Comptes rendus des séances de l'Académie des Inscriptions et Belles-Lettres
- Discipline: History
- Language: French

Publication details
- History: 1857–present
- Publisher: Académie des Inscriptions et Belles-Lettres
- Frequency: Quarterly

Standard abbreviations
- ISO 4: C. R. Séances Acad. Inscr. B.-Lett.

Indexing
- ISSN: 1969-6663

Links
- Online archive;

= Comptes rendus des séances de l'Académie des Inscriptions et Belles-Lettres =

The Comptes rendus des séances de l'Académie des Inscriptions et Belles-Lettres (/fr/) is an academic journal of history, philology, and archeology published by the Académie des Inscriptions et Belles-Lettres.
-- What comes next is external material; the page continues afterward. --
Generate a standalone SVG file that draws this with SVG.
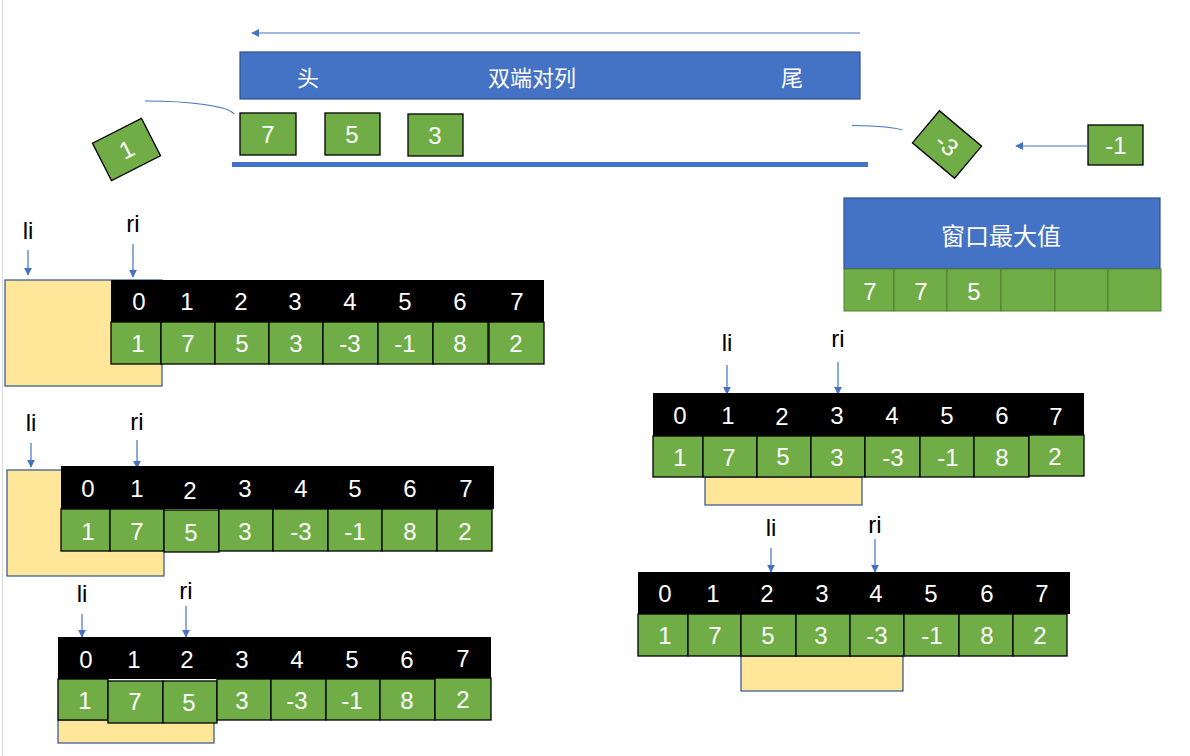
<svg xmlns="http://www.w3.org/2000/svg" width="1190" height="756" viewBox="0 0 1190 756">
<style>
.g{fill:#70AD47;stroke:#000;stroke-width:1.3}
.gw{fill:#70AD47;stroke:#507E32;stroke-width:1}
.hd{fill:#000}
.y{fill:#FFE699;stroke:#2F528F;stroke-width:1.2}
.bl{fill:#4472C4;stroke:#2F528F;stroke-width:1.2}
.t{font-family:"Liberation Sans","Noto Sans CJK SC",sans-serif;font-size:24px;fill:#fff;text-anchor:middle;dominant-baseline:central}
.c{font-family:"Noto Sans CJK SC",sans-serif;font-size:22px;fill:#fff;text-anchor:middle;dominant-baseline:central}
.lb{font-family:"Liberation Sans","Noto Sans CJK SC",sans-serif;font-size:24px;fill:#000;text-anchor:middle}
.ar{stroke:#4472C4;stroke-width:1.2;fill:none}
</style>
<defs>
<marker id="ah" viewBox="0 0 10 10" refX="9" refY="5" markerWidth="8" markerHeight="8" markerUnits="userSpaceOnUse" orient="auto">
<path d="M0,0 L10,5 L0,10 z" fill="#4472C4"/>
</marker>
</defs>
<line x1="2.5" y1="0" x2="2.5" y2="756" stroke="#D9D9D9" stroke-width="1"/>

<g id="deque">
<rect class="bl" x="240" y="52" width="620" height="47"/>
<text class="c" x="308" y="76">头</text>
<text class="c" x="532" y="76">双端对列</text>
<text class="c" x="792" y="76">尾</text>
<rect class="g" x="240" y="113" width="56" height="42"/>
<text class="t" x="268" y="134">7</text>
<rect class="g" x="325" y="113" width="55" height="42"/>
<text class="t" x="352" y="134">5</text>
<rect class="g" x="408" y="114" width="55" height="42"/>
<text class="t" x="435" y="135">3</text>
<rect x="232" y="162" width="636" height="5" fill="#4472C4"/>
</g>

<g id="pop-1" transform="translate(126.5,149.5) rotate(-27)">
<rect class="g" x="-27.5" y="-21" width="55" height="42"/>
<text class="t" x="0" y="0">1</text>
</g>

<g id="pop-3" transform="translate(947,144.5) rotate(40)">
<rect class="g" x="-27.5" y="-21" width="55" height="42"/>
<text class="t" x="0" y="0">-3</text>
</g>

<g id="push-1">
<rect class="g" x="1088" y="125" width="55" height="40"/>
<text class="t" x="1116" y="145">-1</text>
</g>

<g id="window-max">
<rect class="bl" x="844" y="198" width="316" height="71"/>
<text class="c" x="1001" y="234" style="font-size:24px">窗口最大值</text>
<rect class="gw" x="844" y="269" width="50" height="42"/>
<rect class="gw" x="894" y="269" width="53" height="42"/>
<rect class="gw" x="947" y="269" width="54" height="42"/>
<rect class="gw" x="1001" y="269" width="54" height="42"/>
<rect class="gw" x="1055" y="269" width="53" height="42"/>
<rect class="gw" x="1108" y="269" width="53" height="42"/>
<text class="t" x="870" y="291">7</text>
<text class="t" x="921" y="291">7</text>
<text class="t" x="974" y="291">5</text>
</g>

<g id="connectors">
<line class="ar" x1="860" y1="33" x2="252" y2="33" marker-end="url(#ah)"/>
<path class="ar" d="M145,101 C190,101 228,106 234,114"/>
<path class="ar" d="M852,125.5 C875,126 895,127 902,130"/>
<line class="ar" x1="1088" y1="146" x2="1016" y2="146" marker-end="url(#ah)"/>
<line class="ar" x1="28" y1="250" x2="28" y2="275" marker-end="url(#ah)"/>
<line class="ar" x1="133" y1="244" x2="133" y2="277" marker-end="url(#ah)"/>
<line class="ar" x1="31" y1="443" x2="31" y2="467" marker-end="url(#ah)"/>
<line class="ar" x1="137" y1="440" x2="137" y2="468" marker-end="url(#ah)"/>
<line class="ar" x1="82" y1="614" x2="82" y2="637" marker-end="url(#ah)"/>
<line class="ar" x1="186" y1="606" x2="186" y2="637" marker-end="url(#ah)"/>
<line class="ar" x1="727" y1="365" x2="727" y2="394" marker-end="url(#ah)"/>
<line class="ar" x1="838" y1="362" x2="838" y2="394" marker-end="url(#ah)"/>
<line class="ar" x1="771" y1="548" x2="771" y2="572" marker-end="url(#ah)"/>
<line class="ar" x1="875" y1="539" x2="875" y2="572" marker-end="url(#ah)"/>
</g>

<g id="array1">
<rect class="y" x="5" y="280" width="157" height="106"/>
<rect class="hd" x="111" y="280" width="433" height="42"/>
<rect class="g" x="111" y="322" width="50" height="42"/>
<rect class="g" x="161" y="322" width="54" height="42"/>
<rect class="g" x="215" y="322" width="54" height="42"/>
<rect class="g" x="269" y="322" width="54" height="42"/>
<rect class="g" x="323" y="322" width="55" height="42"/>
<rect class="g" x="378" y="322" width="55" height="42"/>
<rect class="g" x="433" y="322" width="55" height="42"/>
<rect class="g" x="489" y="322" width="55" height="42"/>
<text class="t" x="139" y="301">0</text><text class="t" x="187" y="301">1</text><text class="t" x="241" y="301">2</text><text class="t" x="295" y="301">3</text><text class="t" x="350" y="301">4</text><text class="t" x="405" y="301">5</text><text class="t" x="460" y="301">6</text><text class="t" x="517" y="301">7</text>
<text class="t" x="138" y="343">1</text><text class="t" x="188" y="343">7</text><text class="t" x="242" y="343">5</text><text class="t" x="296" y="343">3</text><text class="t" x="350" y="343">-3</text><text class="t" x="405" y="343">-1</text><text class="t" x="460" y="343">8</text><text class="t" x="516" y="343">2</text>
<text class="lb" x="28" y="239">li</text>
<text class="lb" x="133" y="232">ri</text>
</g>

<g id="array2">
<rect class="y" x="7" y="470" width="157" height="106"/>
<rect class="hd" x="61" y="466" width="433" height="43"/>
<rect class="g" x="61" y="509" width="49" height="42"/>
<rect class="g" x="110" y="509" width="54" height="42"/>
<rect class="g" x="164" y="510" width="55" height="42"/>
<rect class="g" x="219" y="509" width="54" height="42"/>
<rect class="g" x="273" y="509" width="55" height="42"/>
<rect class="g" x="328" y="509" width="54" height="42"/>
<rect class="g" x="382" y="509" width="55" height="42"/>
<rect class="g" x="437" y="509" width="55" height="42"/>
<text class="t" x="88" y="488">0</text><text class="t" x="137" y="488">1</text><text class="t" x="190" y="490">2</text><text class="t" x="245" y="488">3</text><text class="t" x="301" y="488">4</text><text class="t" x="355" y="488">5</text><text class="t" x="410" y="488">6</text><text class="t" x="466" y="488">7</text>
<text class="t" x="88" y="531">1</text><text class="t" x="137" y="531">7</text><text class="t" x="191" y="532">5</text><text class="t" x="245" y="531">3</text><text class="t" x="301" y="531">-3</text><text class="t" x="355" y="531">-1</text><text class="t" x="410" y="531">8</text><text class="t" x="465" y="531">2</text>
<text class="lb" x="31" y="431">li</text>
<text class="lb" x="137" y="430">ri</text>
</g>

<g id="array3">
<rect class="y" x="58" y="720" width="156" height="23"/>
<rect class="hd" x="58" y="637" width="433" height="42"/>
<rect class="g" x="58" y="679" width="50" height="41"/>
<rect class="g" x="108" y="681" width="55" height="42"/>
<rect class="g" x="163" y="681" width="54" height="42"/>
<rect class="g" x="217" y="679" width="54" height="41"/>
<rect class="g" x="271" y="679" width="55" height="41"/>
<rect class="g" x="326" y="679" width="54" height="41"/>
<rect class="g" x="380" y="679" width="55" height="41"/>
<rect class="g" x="435" y="678" width="56" height="42"/>
<text class="t" x="86" y="659">0</text><text class="t" x="134" y="659">1</text><text class="t" x="187" y="659">2</text><text class="t" x="242" y="659">3</text><text class="t" x="297" y="659">4</text><text class="t" x="352" y="659">5</text><text class="t" x="407" y="659">6</text><text class="t" x="463" y="658">7</text>
<text class="t" x="85" y="700">1</text><text class="t" x="135" y="701">7</text><text class="t" x="189" y="702">5</text><text class="t" x="242" y="700">3</text><text class="t" x="297" y="700">-3</text><text class="t" x="352" y="700">-1</text><text class="t" x="407" y="700">8</text><text class="t" x="463" y="699">2</text>
<text class="lb" x="82" y="602">li</text>
<text class="lb" x="186" y="599">ri</text>
</g>

<g id="array4">
<rect class="y" x="705" y="477" width="157" height="28"/>
<rect class="hd" x="653" y="393" width="431" height="43"/>
<rect class="g" x="653" y="436" width="50" height="41"/>
<rect class="g" x="703" y="436" width="54" height="41"/>
<rect class="g" x="757" y="436" width="54" height="41"/>
<rect class="g" x="811" y="436" width="54" height="41"/>
<rect class="g" x="865" y="436" width="55" height="41"/>
<rect class="g" x="920" y="436" width="54" height="41"/>
<rect class="g" x="974" y="436" width="55" height="41"/>
<rect class="g" x="1029" y="435" width="55" height="41"/>
<text class="t" x="680" y="415">0</text><text class="t" x="728" y="415">1</text><text class="t" x="782" y="416">2</text><text class="t" x="837" y="415">3</text><text class="t" x="892" y="415">4</text><text class="t" x="947" y="415">5</text><text class="t" x="1002" y="415">6</text><text class="t" x="1056" y="416">7</text>
<text class="t" x="680" y="457">1</text><text class="t" x="729" y="457">7</text><text class="t" x="783" y="456">5</text><text class="t" x="837" y="457">3</text><text class="t" x="893" y="457">-3</text><text class="t" x="948" y="457">-1</text><text class="t" x="1002" y="457">8</text><text class="t" x="1055" y="456">2</text>
<text class="lb" x="727" y="351">li</text>
<text class="lb" x="838" y="347">ri</text>
</g>

<g id="array5">
<rect class="y" x="741" y="656" width="162" height="35"/>
<rect class="hd" x="638" y="572" width="432" height="42"/>
<rect class="g" x="638" y="614" width="50" height="42"/>
<rect class="g" x="688" y="614" width="53" height="42"/>
<rect class="g" x="741" y="614" width="55" height="42"/>
<rect class="g" x="796" y="614" width="54" height="42"/>
<rect class="g" x="850" y="614" width="54" height="42"/>
<rect class="g" x="904" y="614" width="55" height="42"/>
<rect class="g" x="959" y="614" width="54" height="42"/>
<rect class="g" x="1013" y="614" width="54" height="42"/>
<text class="t" x="665" y="593">0</text><text class="t" x="713" y="593">1</text><text class="t" x="767" y="593">2</text><text class="t" x="822" y="593">3</text><text class="t" x="876" y="593">4</text><text class="t" x="931" y="593">5</text><text class="t" x="987" y="593">6</text><text class="t" x="1042" y="593">7</text>
<text class="t" x="665" y="635">1</text><text class="t" x="715" y="635">7</text><text class="t" x="768" y="635">5</text><text class="t" x="821" y="635">3</text><text class="t" x="877" y="635">-3</text><text class="t" x="932" y="635">-1</text><text class="t" x="987" y="635">8</text><text class="t" x="1040" y="635">2</text>
<text class="lb" x="771" y="536">li</text>
<text class="lb" x="875" y="533">ri</text>
</g>
</svg>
It publishes articles in these fields as well as information on the life of the Academy and its various sessions.

==History==
The origin of the journal goes back to an initiative by Ernest Desjardins, a member of the Academy, who decided in 1857 to publish the sessions of the Académie des Inscriptions et Belles-Lettres of the year. In a decision of 26 May 1865, the Academy took charge of the publication and entrusted his permanent secretary with its care. The publication was first weekly and since 1970, quarterly.

Issues are partly available (from 1900 to 2005) free of charge on the Persée portal.